Language Recommendation
We recommend using the Javascript (Sahi) version for automation. Since Sahi controls the execution of such scripts, it is easy to do a lot of operations like automatic logging, code folding in reports, distributed playback handling etc. internally. Javascript as used in Sahi does not need as much programming expertise as Java. If you are using the Java driver, we recommend you to use it with Sahi's Scenario files. It will give you the same mentioned benefits as a Sahi script.If you are using the Java driver WITHOUT Sahi's framework, please read below:
The Java driver is bare bones libraries to launch a browser and perform actions on it. If you use it you will have to do everything else that is needed as a framework. Eg. logging, reporting, storage of reports, building UI for viewing historic reports, building suites, running them in parallel, running them across machines as a distributed playback and collecting reports, provide an Excel like interface, allow auto discovery of functions, keep code and testcases separate, maintain object repositories or page object patterns etc.

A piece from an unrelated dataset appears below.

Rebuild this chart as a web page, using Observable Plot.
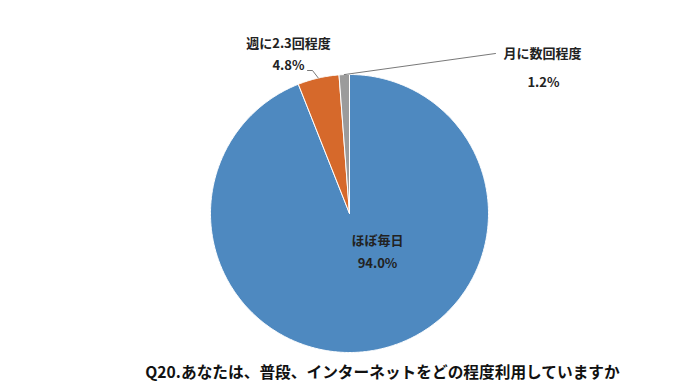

Almost 70-80% of your effort in automation will go towards building all these peripheral components. This also means specialized skills are needed in your automation engineers. Sahi Pro already has all these features and more in its Javascript version. We have been evolving with our customer requirements and most of what you need would mostly already be there. It even has a good editor now which will report errors as you work on the file, suggest functions and function parameters, report if a function is misspelt or missing and a lot of other features. Mostly people look to java to build a framework and to allow use of good editors. Both of these have been addressed since Sahi Pro 6.1.0. The JS version can also call and reuse any Java code or libraries, so you can have the simplicity of JS but also use the power of Java when needed.